▶ **Your task**: Carry none of the pictures over; write out the complete data exactly.

▶ **Given material**:
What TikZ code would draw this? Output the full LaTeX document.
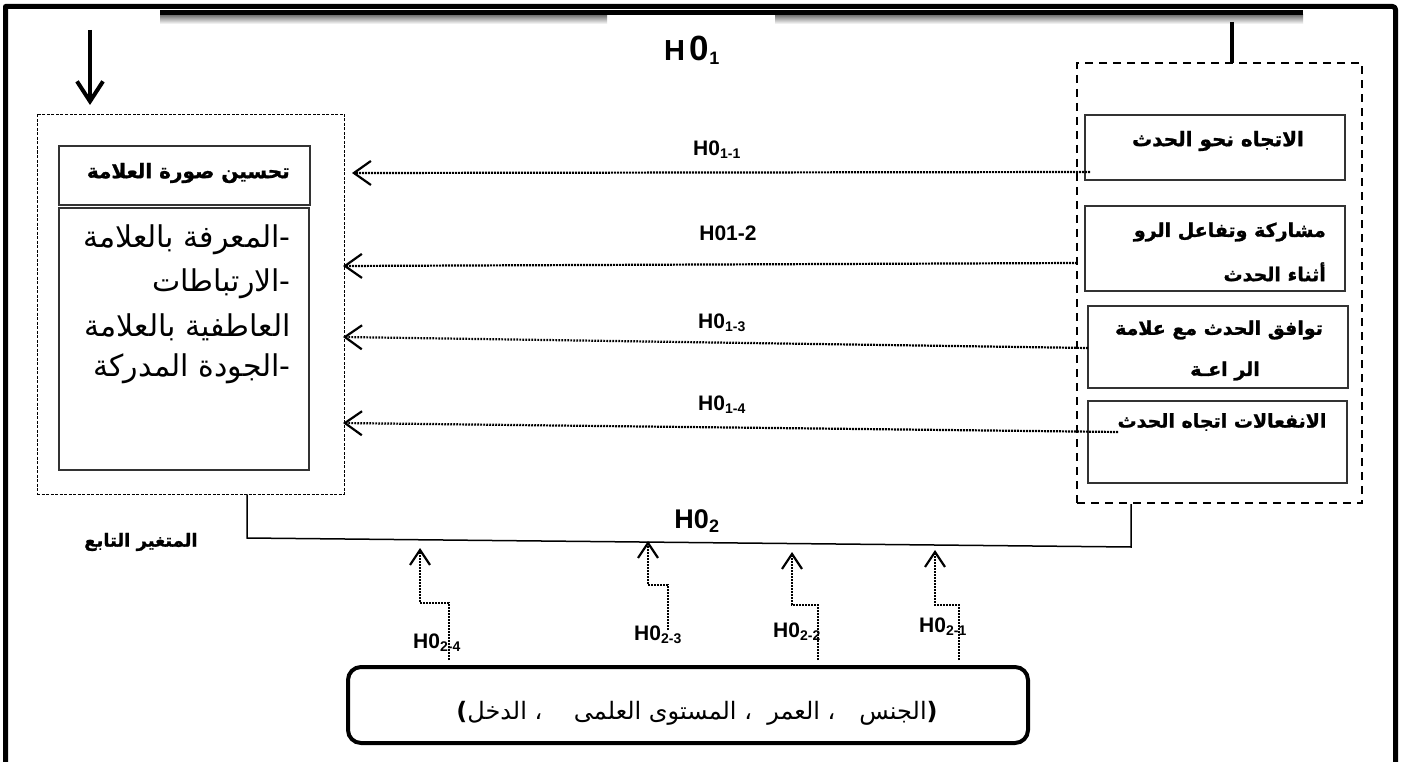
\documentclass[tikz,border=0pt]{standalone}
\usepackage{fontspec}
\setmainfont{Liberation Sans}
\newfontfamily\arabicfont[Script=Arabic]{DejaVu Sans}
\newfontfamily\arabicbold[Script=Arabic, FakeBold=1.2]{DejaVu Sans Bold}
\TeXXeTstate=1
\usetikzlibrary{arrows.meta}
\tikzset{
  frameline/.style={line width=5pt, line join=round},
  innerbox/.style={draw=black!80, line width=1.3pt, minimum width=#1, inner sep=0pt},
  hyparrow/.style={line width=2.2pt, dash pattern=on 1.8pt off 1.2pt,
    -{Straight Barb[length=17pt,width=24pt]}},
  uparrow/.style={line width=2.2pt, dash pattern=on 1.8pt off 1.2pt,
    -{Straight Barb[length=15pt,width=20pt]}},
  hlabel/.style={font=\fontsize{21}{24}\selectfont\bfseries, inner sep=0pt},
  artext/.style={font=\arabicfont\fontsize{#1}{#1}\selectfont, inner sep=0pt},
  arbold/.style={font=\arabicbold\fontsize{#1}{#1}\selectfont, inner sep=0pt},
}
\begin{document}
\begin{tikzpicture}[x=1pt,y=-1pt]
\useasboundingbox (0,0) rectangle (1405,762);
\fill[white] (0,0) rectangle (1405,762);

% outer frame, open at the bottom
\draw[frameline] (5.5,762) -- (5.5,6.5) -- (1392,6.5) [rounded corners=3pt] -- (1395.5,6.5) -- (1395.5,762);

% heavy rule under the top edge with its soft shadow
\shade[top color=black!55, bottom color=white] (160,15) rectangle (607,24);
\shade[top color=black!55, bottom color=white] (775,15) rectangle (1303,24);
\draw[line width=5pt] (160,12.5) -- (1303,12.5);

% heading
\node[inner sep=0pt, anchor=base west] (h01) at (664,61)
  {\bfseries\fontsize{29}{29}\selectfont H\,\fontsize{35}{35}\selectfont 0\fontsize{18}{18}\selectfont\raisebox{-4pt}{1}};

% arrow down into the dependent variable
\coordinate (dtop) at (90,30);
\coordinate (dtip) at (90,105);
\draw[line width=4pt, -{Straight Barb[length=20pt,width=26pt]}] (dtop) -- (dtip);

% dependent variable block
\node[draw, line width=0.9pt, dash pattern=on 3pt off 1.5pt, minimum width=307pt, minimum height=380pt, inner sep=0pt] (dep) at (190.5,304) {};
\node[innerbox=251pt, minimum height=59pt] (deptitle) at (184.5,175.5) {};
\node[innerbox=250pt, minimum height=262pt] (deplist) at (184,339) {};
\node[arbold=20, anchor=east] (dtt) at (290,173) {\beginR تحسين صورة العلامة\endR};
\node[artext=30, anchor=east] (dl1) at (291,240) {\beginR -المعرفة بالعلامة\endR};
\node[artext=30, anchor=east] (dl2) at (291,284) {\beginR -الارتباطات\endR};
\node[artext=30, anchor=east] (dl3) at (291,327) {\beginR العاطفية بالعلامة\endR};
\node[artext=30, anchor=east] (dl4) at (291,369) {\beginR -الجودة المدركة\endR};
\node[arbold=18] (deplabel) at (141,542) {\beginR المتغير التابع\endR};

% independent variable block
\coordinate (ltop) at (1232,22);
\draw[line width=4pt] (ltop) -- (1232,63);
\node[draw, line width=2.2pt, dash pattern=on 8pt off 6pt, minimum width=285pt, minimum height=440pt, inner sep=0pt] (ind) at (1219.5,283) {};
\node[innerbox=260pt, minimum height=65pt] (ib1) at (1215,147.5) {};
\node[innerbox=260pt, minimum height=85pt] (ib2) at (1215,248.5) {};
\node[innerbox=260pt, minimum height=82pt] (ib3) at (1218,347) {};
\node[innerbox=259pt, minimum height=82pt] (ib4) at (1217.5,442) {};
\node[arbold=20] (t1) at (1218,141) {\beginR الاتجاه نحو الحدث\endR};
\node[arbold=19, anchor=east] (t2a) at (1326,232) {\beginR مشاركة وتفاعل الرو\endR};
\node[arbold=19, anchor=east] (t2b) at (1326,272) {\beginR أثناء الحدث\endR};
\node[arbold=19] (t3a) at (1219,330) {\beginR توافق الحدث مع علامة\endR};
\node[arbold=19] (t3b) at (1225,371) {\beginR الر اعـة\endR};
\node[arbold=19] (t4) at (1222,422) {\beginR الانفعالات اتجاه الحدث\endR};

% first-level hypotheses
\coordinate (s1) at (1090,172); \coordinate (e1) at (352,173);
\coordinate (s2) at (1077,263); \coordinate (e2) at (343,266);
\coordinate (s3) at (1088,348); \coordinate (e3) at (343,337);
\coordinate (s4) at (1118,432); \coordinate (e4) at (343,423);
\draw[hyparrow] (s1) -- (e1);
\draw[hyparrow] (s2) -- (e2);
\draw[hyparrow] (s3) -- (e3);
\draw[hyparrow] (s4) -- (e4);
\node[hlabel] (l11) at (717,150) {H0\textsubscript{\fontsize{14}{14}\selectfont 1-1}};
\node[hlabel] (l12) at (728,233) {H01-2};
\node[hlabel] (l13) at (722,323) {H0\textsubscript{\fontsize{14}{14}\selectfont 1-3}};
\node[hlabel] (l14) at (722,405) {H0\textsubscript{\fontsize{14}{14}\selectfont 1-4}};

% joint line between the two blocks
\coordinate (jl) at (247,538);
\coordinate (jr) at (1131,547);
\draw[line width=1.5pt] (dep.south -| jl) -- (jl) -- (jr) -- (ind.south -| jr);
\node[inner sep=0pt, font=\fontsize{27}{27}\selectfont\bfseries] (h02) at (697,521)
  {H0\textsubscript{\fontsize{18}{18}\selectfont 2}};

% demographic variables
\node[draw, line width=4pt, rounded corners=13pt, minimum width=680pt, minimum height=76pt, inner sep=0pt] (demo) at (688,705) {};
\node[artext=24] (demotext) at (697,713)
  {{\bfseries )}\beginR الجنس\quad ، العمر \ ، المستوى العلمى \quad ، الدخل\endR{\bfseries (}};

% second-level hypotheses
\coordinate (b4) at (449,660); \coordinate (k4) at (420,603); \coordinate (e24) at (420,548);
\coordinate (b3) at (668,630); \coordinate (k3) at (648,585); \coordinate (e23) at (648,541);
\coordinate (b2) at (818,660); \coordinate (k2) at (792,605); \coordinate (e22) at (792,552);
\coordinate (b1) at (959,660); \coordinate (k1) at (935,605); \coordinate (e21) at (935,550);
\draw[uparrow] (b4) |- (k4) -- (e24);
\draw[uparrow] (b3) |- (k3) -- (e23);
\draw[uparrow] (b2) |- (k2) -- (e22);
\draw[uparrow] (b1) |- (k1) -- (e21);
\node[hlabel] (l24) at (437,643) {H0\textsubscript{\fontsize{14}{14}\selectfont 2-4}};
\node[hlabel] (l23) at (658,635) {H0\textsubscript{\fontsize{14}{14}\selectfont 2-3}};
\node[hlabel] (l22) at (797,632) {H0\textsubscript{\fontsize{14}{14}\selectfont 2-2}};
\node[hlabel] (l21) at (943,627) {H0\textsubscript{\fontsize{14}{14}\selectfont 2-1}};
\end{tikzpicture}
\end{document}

▶ **Task solution**:
What TikZ code would draw this? Output the full LaTeX document.
\documentclass[tikz,border=0pt]{standalone}
\usepackage{fontspec}
\setmainfont{Liberation Sans}
\newfontfamily\arabicfont[Script=Arabic]{DejaVu Sans}
\newfontfamily\arabicbold[Script=Arabic, FakeBold=1.2]{DejaVu Sans Bold}
\TeXXeTstate=1
\usetikzlibrary{arrows.meta}
\tikzset{
  frameline/.style={line width=5pt, line join=round},
  innerbox/.style={draw=black!80, line width=1.3pt, minimum width=#1, inner sep=0pt},
  hyparrow/.style={line width=2.2pt, dash pattern=on 1.8pt off 1.2pt,
    -{Straight Barb[length=17pt,width=24pt]}},
  uparrow/.style={line width=2.2pt, dash pattern=on 1.8pt off 1.2pt,
    -{Straight Barb[length=15pt,width=20pt]}},
  hlabel/.style={font=\fontsize{21}{24}\selectfont\bfseries, inner sep=0pt},
  artext/.style={font=\arabicfont\fontsize{#1}{#1}\selectfont, inner sep=0pt},
  arbold/.style={font=\arabicbold\fontsize{#1}{#1}\selectfont, inner sep=0pt},
}
\begin{document}
\begin{tikzpicture}[x=1pt,y=-1pt]
\useasboundingbox (0,0) rectangle (1405,762);
\fill[white] (0,0) rectangle (1405,762);

% outer frame, open at the bottom
\draw[frameline] (5.5,762) -- (5.5,6.5) -- (1392,6.5) [rounded corners=3pt] -- (1395.5,6.5) -- (1395.5,762);

% heavy rule under the top edge with its soft shadow
\shade[top color=black!55, bottom color=white] (160,15) rectangle (607,24);
\shade[top color=black!55, bottom color=white] (775,15) rectangle (1303,24);
\draw[line width=5pt] (160,12.5) -- (1303,12.5);

% heading
\node[inner sep=0pt, anchor=base west] (h01) at (664,61)
  {\bfseries\fontsize{29}{29}\selectfont H\,\fontsize{35}{35}\selectfont 0\fontsize{18}{18}\selectfont\raisebox{-4pt}{1}};

% arrow down into the dependent variable
\coordinate (dtop) at (90,30);
\coordinate (dtip) at (90,105);
\draw[line width=4pt, -{Straight Barb[length=20pt,width=26pt]}] (dtop) -- (dtip);

% dependent variable block
\node[draw, line width=0.9pt, dash pattern=on 3pt off 1.5pt, minimum width=307pt, minimum height=380pt, inner sep=0pt] (dep) at (190.5,304) {};
\node[innerbox=251pt, minimum height=59pt] (deptitle) at (184.5,175.5) {};
\node[innerbox=250pt, minimum height=262pt] (deplist) at (184,339) {};
\node[arbold=20, anchor=east] (dtt) at (290,173) {\beginR تحسين صورة العلامة\endR};
\node[artext=30, anchor=east] (dl1) at (291,240) {\beginR -المعرفة بالعلامة\endR};
\node[artext=30, anchor=east] (dl2) at (291,284) {\beginR -الارتباطات\endR};
\node[artext=30, anchor=east] (dl3) at (291,327) {\beginR العاطفية بالعلامة\endR};
\node[artext=30, anchor=east] (dl4) at (291,369) {\beginR -الجودة المدركة\endR};
\node[arbold=18] (deplabel) at (141,542) {\beginR المتغير التابع\endR};

% independent variable block
\coordinate (ltop) at (1232,22);
\draw[line width=4pt] (ltop) -- (1232,63);
\node[draw, line width=2.2pt, dash pattern=on 8pt off 6pt, minimum width=285pt, minimum height=440pt, inner sep=0pt] (ind) at (1219.5,283) {};
\node[innerbox=260pt, minimum height=65pt] (ib1) at (1215,147.5) {};
\node[innerbox=260pt, minimum height=85pt] (ib2) at (1215,248.5) {};
\node[innerbox=260pt, minimum height=82pt] (ib3) at (1218,347) {};
\node[innerbox=259pt, minimum height=82pt] (ib4) at (1217.5,442) {};
\node[arbold=20] (t1) at (1218,141) {\beginR الاتجاه نحو الحدث\endR};
\node[arbold=19, anchor=east] (t2a) at (1326,232) {\beginR مشاركة وتفاعل الرو\endR};
\node[arbold=19, anchor=east] (t2b) at (1326,272) {\beginR أثناء الحدث\endR};
\node[arbold=19] (t3a) at (1219,330) {\beginR توافق الحدث مع علامة\endR};
\node[arbold=19] (t3b) at (1225,371) {\beginR الر اعـة\endR};
\node[arbold=19] (t4) at (1222,422) {\beginR الانفعالات اتجاه الحدث\endR};

% first-level hypotheses
\coordinate (s1) at (1090,172); \coordinate (e1) at (352,173);
\coordinate (s2) at (1077,263); \coordinate (e2) at (343,266);
\coordinate (s3) at (1088,348); \coordinate (e3) at (343,337);
\coordinate (s4) at (1118,432); \coordinate (e4) at (343,423);
\draw[hyparrow] (s1) -- (e1);
\draw[hyparrow] (s2) -- (e2);
\draw[hyparrow] (s3) -- (e3);
\draw[hyparrow] (s4) -- (e4);
\node[hlabel] (l11) at (717,150) {H0\textsubscript{\fontsize{14}{14}\selectfont 1-1}};
\node[hlabel] (l12) at (728,233) {H01-2};
\node[hlabel] (l13) at (722,323) {H0\textsubscript{\fontsize{14}{14}\selectfont 1-3}};
\node[hlabel] (l14) at (722,405) {H0\textsubscript{\fontsize{14}{14}\selectfont 1-4}};

% joint line between the two blocks
\coordinate (jl) at (247,538);
\coordinate (jr) at (1131,547);
\draw[line width=1.5pt] (dep.south -| jl) -- (jl) -- (jr) -- (ind.south -| jr);
\node[inner sep=0pt, font=\fontsize{27}{27}\selectfont\bfseries] (h02) at (697,521)
  {H0\textsubscript{\fontsize{18}{18}\selectfont 2}};

% demographic variables
\node[draw, line width=4pt, rounded corners=13pt, minimum width=680pt, minimum height=76pt, inner sep=0pt] (demo) at (688,705) {};
\node[artext=24] (demotext) at (697,713)
  {{\bfseries )}\beginR الجنس\quad ، العمر \ ، المستوى العلمى \quad ، الدخل\endR{\bfseries (}};

% second-level hypotheses
\coordinate (b4) at (449,660); \coordinate (k4) at (420,603); \coordinate (e24) at (420,548);
\coordinate (b3) at (668,630); \coordinate (k3) at (648,585); \coordinate (e23) at (648,541);
\coordinate (b2) at (818,660); \coordinate (k2) at (792,605); \coordinate (e22) at (792,552);
\coordinate (b1) at (959,660); \coordinate (k1) at (935,605); \coordinate (e21) at (935,550);
\draw[uparrow] (b4) |- (k4) -- (e24);
\draw[uparrow] (b3) |- (k3) -- (e23);
\draw[uparrow] (b2) |- (k2) -- (e22);
\draw[uparrow] (b1) |- (k1) -- (e21);
\node[hlabel] (l24) at (437,643) {H0\textsubscript{\fontsize{14}{14}\selectfont 2-4}};
\node[hlabel] (l23) at (658,635) {H0\textsubscript{\fontsize{14}{14}\selectfont 2-3}};
\node[hlabel] (l22) at (797,632) {H0\textsubscript{\fontsize{14}{14}\selectfont 2-2}};
\node[hlabel] (l21) at (943,627) {H0\textsubscript{\fontsize{14}{14}\selectfont 2-1}};
\end{tikzpicture}
\end{document}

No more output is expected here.